→ **Directive**:
Give back every line exactly as it appears, pictures excluded.

→ **Supplied information**:

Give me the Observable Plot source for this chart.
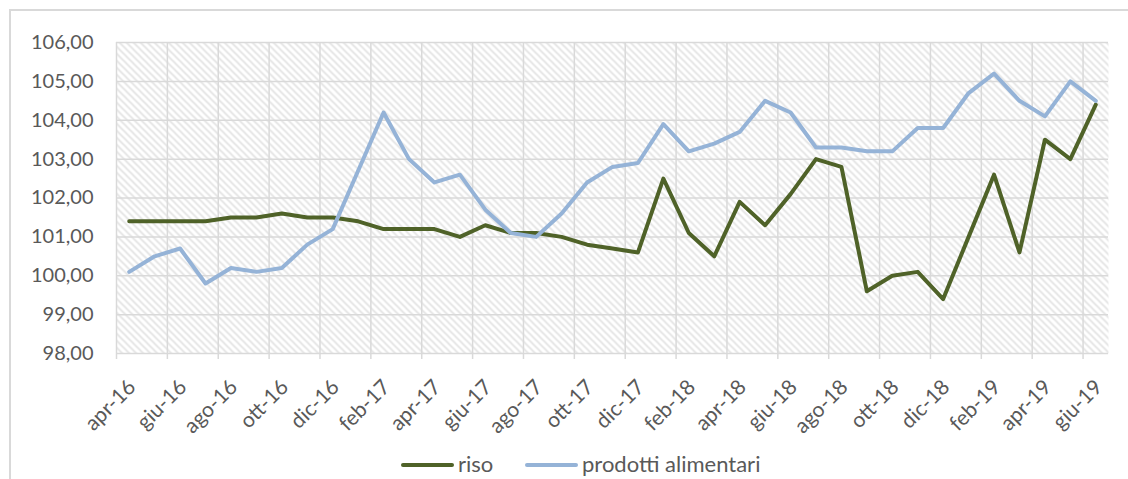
<!DOCTYPE html>
<html><head><meta charset="utf-8">
<script src="https://cdn.jsdelivr.net/npm/d3@7"></script>
<script src="https://cdn.jsdelivr.net/npm/@observablehq/plot@0.6"></script>
<style>
body{margin:0;background:#fff;font-family:Lato,"Open Sans",sans-serif;}
#wrap{position:relative;width:1128px;height:479px;overflow:hidden;background:#fff;}
#border{position:absolute;left:9px;top:9px;width:1300px;height:700px;border:2px solid #d9d9d9;box-sizing:border-box;}
#chart{position:absolute;left:0;top:0;}
#legend{position:absolute;left:0;top:0;width:1128px;height:479px;pointer-events:none;}
.sw{position:absolute;height:4px;top:463px;width:53px;border-radius:2px;}
.lt{position:absolute;top:450px;font-size:22px;color:#595959;line-height:28px;white-space:nowrap;}
</style>
</head><body>
<div id="wrap"><div id="border"></div><div id="chart"></div><div id="legend"></div></div>
<script>
const months = ["apr-16","mag-16","giu-16","lug-16","ago-16","set-16","ott-16","nov-16","dic-16",
"gen-17","feb-17","mar-17","apr-17","mag-17","giu-17","lug-17","ago-17","set-17","ott-17","nov-17","dic-17",
"gen-18","feb-18","mar-18","apr-18","mag-18","giu-18","lug-18","ago-18","set-18","ott-18","nov-18","dic-18",
"gen-19","feb-19","mar-19","apr-19","mag-19","giu-19"];
const riso = [101.4,101.4,101.4,101.4,101.5,101.5,101.6,101.5,101.5,
101.4,101.2,101.2,101.2,101.0,101.3,101.1,101.1,101.0,100.8,100.7,100.6,
102.5,101.1,100.5,101.9,101.3,102.1,103.0,102.8,99.6,100.0,100.1,99.4,
101.0,102.6,100.6,103.5,103.0,104.4];
const prodotti = [100.1,100.5,100.7,99.8,100.2,100.1,100.2,100.8,101.2,
102.7,104.2,103.0,102.4,102.6,101.7,101.1,101.0,101.6,102.4,102.8,102.9,
103.9,103.2,103.4,103.7,104.5,104.2,103.3,103.3,103.2,103.2,103.8,103.8,
104.7,105.2,104.5,104.1,105.0,104.5];
const seriesNames = ["riso","prodotti alimentari"];
const seriesColors = ["#4F6228","#95B3D7"];
const yTicks = [98,99,100,101,102,103,104,105,106];

const table = months.map((m,i)=>({i, m, riso: riso[i], prodotti: prodotti[i]}));
const labelIdx = months.map((m,i)=>i).filter(i=>i%2===0);
const boundaries = labelIdx; // tick/grid at category boundaries every 2 months
const fmt = v => d3.format(".2f")(v).replace(".", ",");

const plot = Plot.plot({
  width: 1128, height: 479,
  marginLeft: 116, marginRight: 20, marginTop: 42, marginBottom: 126,
  style: {fontFamily: "Lato, 'Open Sans', sans-serif", color: "#595959", background: "transparent", overflow: "visible"},
  x: {type: "linear", domain: [0, months.length]},
  y: {domain: [98, 106]},
  marks: [
    Plot.frame({fill: "url(#hatch)", stroke: "none"}),
    Plot.ruleY(yTicks, {stroke: "#d9d9d9", strokeWidth: 1.5}),
    Plot.ruleX(boundaries, {stroke: "#d9d9d9", strokeWidth: 1.5}),
    Plot.axisY(yTicks, {tickSize: 0, tickPadding: 23, tickFormat: fmt, fontSize: 20, fill: "#595959", label: null}),
    Plot.axisX(boundaries, {tickSize: 6, stroke: "#d9d9d9", strokeWidth: 1.5, tickFormat: () => "", label: null}),
    Plot.axisX(labelIdx.map(i => i + 0.5), {tickSize: 0, tickPadding: 22, tickRotate: -45, fontSize: 21, fill: "#595959",
      dx: 3, dy: 8, tickFormat: v => months[Math.round(v - 0.5)], label: null}),
    Plot.line(table, {x: d => d.i + 0.5, y: "riso", stroke: seriesColors[0], strokeWidth: 4, strokeLinejoin: "round"}),
    Plot.line(table, {x: d => d.i + 0.5, y: "prodotti", stroke: seriesColors[1], strokeWidth: 4, strokeLinejoin: "round"})
  ]
});

const ns = "http://www.w3.org/2000/svg";
const defs = document.createElementNS(ns, "defs");
defs.innerHTML = '<pattern id="hatch" patternUnits="userSpaceOnUse" width="7" height="7">' +
  '<rect width="7" height="7" fill="#ffffff"/>' +
  '<path d="M0,0L7,7M-2,5L2,9M5,-2L9,2" stroke="#e2e2e2" stroke-width="1.6"/></pattern>';
plot.insertBefore(defs, plot.firstChild);
document.getElementById("chart").appendChild(plot);

const leg = document.getElementById("legend");
const swX = [401, 525], txX = [458, 582];
seriesNames.forEach((n, k) => {
  const s = document.createElement("div"); s.className = "sw";
  s.style.left = swX[k] + "px"; s.style.background = seriesColors[k]; leg.appendChild(s);
  const t = document.createElement("div"); t.className = "lt"; t.style.left = txX[k] + "px";
  t.textContent = n; leg.appendChild(t);
});
</script>
</body></html>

→ **Correct response**:
Give me the Observable Plot source for this chart.
<!DOCTYPE html>
<html><head><meta charset="utf-8">
<script src="https://cdn.jsdelivr.net/npm/d3@7"></script>
<script src="https://cdn.jsdelivr.net/npm/@observablehq/plot@0.6"></script>
<style>
body{margin:0;background:#fff;font-family:Lato,"Open Sans",sans-serif;}
#wrap{position:relative;width:1128px;height:479px;overflow:hidden;background:#fff;}
#border{position:absolute;left:9px;top:9px;width:1300px;height:700px;border:2px solid #d9d9d9;box-sizing:border-box;}
#chart{position:absolute;left:0;top:0;}
#legend{position:absolute;left:0;top:0;width:1128px;height:479px;pointer-events:none;}
.sw{position:absolute;height:4px;top:463px;width:53px;border-radius:2px;}
.lt{position:absolute;top:450px;font-size:22px;color:#595959;line-height:28px;white-space:nowrap;}
</style>
</head><body>
<div id="wrap"><div id="border"></div><div id="chart"></div><div id="legend"></div></div>
<script>
const months = ["apr-16","mag-16","giu-16","lug-16","ago-16","set-16","ott-16","nov-16","dic-16",
"gen-17","feb-17","mar-17","apr-17","mag-17","giu-17","lug-17","ago-17","set-17","ott-17","nov-17","dic-17",
"gen-18","feb-18","mar-18","apr-18","mag-18","giu-18","lug-18","ago-18","set-18","ott-18","nov-18","dic-18",
"gen-19","feb-19","mar-19","apr-19","mag-19","giu-19"];
const riso = [101.4,101.4,101.4,101.4,101.5,101.5,101.6,101.5,101.5,
101.4,101.2,101.2,101.2,101.0,101.3,101.1,101.1,101.0,100.8,100.7,100.6,
102.5,101.1,100.5,101.9,101.3,102.1,103.0,102.8,99.6,100.0,100.1,99.4,
101.0,102.6,100.6,103.5,103.0,104.4];
const prodotti = [100.1,100.5,100.7,99.8,100.2,100.1,100.2,100.8,101.2,
102.7,104.2,103.0,102.4,102.6,101.7,101.1,101.0,101.6,102.4,102.8,102.9,
103.9,103.2,103.4,103.7,104.5,104.2,103.3,103.3,103.2,103.2,103.8,103.8,
104.7,105.2,104.5,104.1,105.0,104.5];
const seriesNames = ["riso","prodotti alimentari"];
const seriesColors = ["#4F6228","#95B3D7"];
const yTicks = [98,99,100,101,102,103,104,105,106];

const table = months.map((m,i)=>({i, m, riso: riso[i], prodotti: prodotti[i]}));
const labelIdx = months.map((m,i)=>i).filter(i=>i%2===0);
const boundaries = labelIdx; // tick/grid at category boundaries every 2 months
const fmt = v => d3.format(".2f")(v).replace(".", ",");

const plot = Plot.plot({
  width: 1128, height: 479,
  marginLeft: 116, marginRight: 20, marginTop: 42, marginBottom: 126,
  style: {fontFamily: "Lato, 'Open Sans', sans-serif", color: "#595959", background: "transparent", overflow: "visible"},
  x: {type: "linear", domain: [0, months.length]},
  y: {domain: [98, 106]},
  marks: [
    Plot.frame({fill: "url(#hatch)", stroke: "none"}),
    Plot.ruleY(yTicks, {stroke: "#d9d9d9", strokeWidth: 1.5}),
    Plot.ruleX(boundaries, {stroke: "#d9d9d9", strokeWidth: 1.5}),
    Plot.axisY(yTicks, {tickSize: 0, tickPadding: 23, tickFormat: fmt, fontSize: 20, fill: "#595959", label: null}),
    Plot.axisX(boundaries, {tickSize: 6, stroke: "#d9d9d9", strokeWidth: 1.5, tickFormat: () => "", label: null}),
    Plot.axisX(labelIdx.map(i => i + 0.5), {tickSize: 0, tickPadding: 22, tickRotate: -45, fontSize: 21, fill: "#595959",
      dx: 3, dy: 8, tickFormat: v => months[Math.round(v - 0.5)], label: null}),
    Plot.line(table, {x: d => d.i + 0.5, y: "riso", stroke: seriesColors[0], strokeWidth: 4, strokeLinejoin: "round"}),
    Plot.line(table, {x: d => d.i + 0.5, y: "prodotti", stroke: seriesColors[1], strokeWidth: 4, strokeLinejoin: "round"})
  ]
});

const ns = "http://www.w3.org/2000/svg";
const defs = document.createElementNS(ns, "defs");
defs.innerHTML = '<pattern id="hatch" patternUnits="userSpaceOnUse" width="7" height="7">' +
  '<rect width="7" height="7" fill="#ffffff"/>' +
  '<path d="M0,0L7,7M-2,5L2,9M5,-2L9,2" stroke="#e2e2e2" stroke-width="1.6"/></pattern>';
plot.insertBefore(defs, plot.firstChild);
document.getElementById("chart").appendChild(plot);

const leg = document.getElementById("legend");
const swX = [401, 525], txX = [458, 582];
seriesNames.forEach((n, k) => {
  const s = document.createElement("div"); s.className = "sw";
  s.style.left = swX[k] + "px"; s.style.background = seriesColors[k]; leg.appendChild(s);
  const t = document.createElement("div"); t.className = "lt"; t.style.left = txX[k] + "px";
  t.textContent = n; leg.appendChild(t);
});
</script>
</body></html>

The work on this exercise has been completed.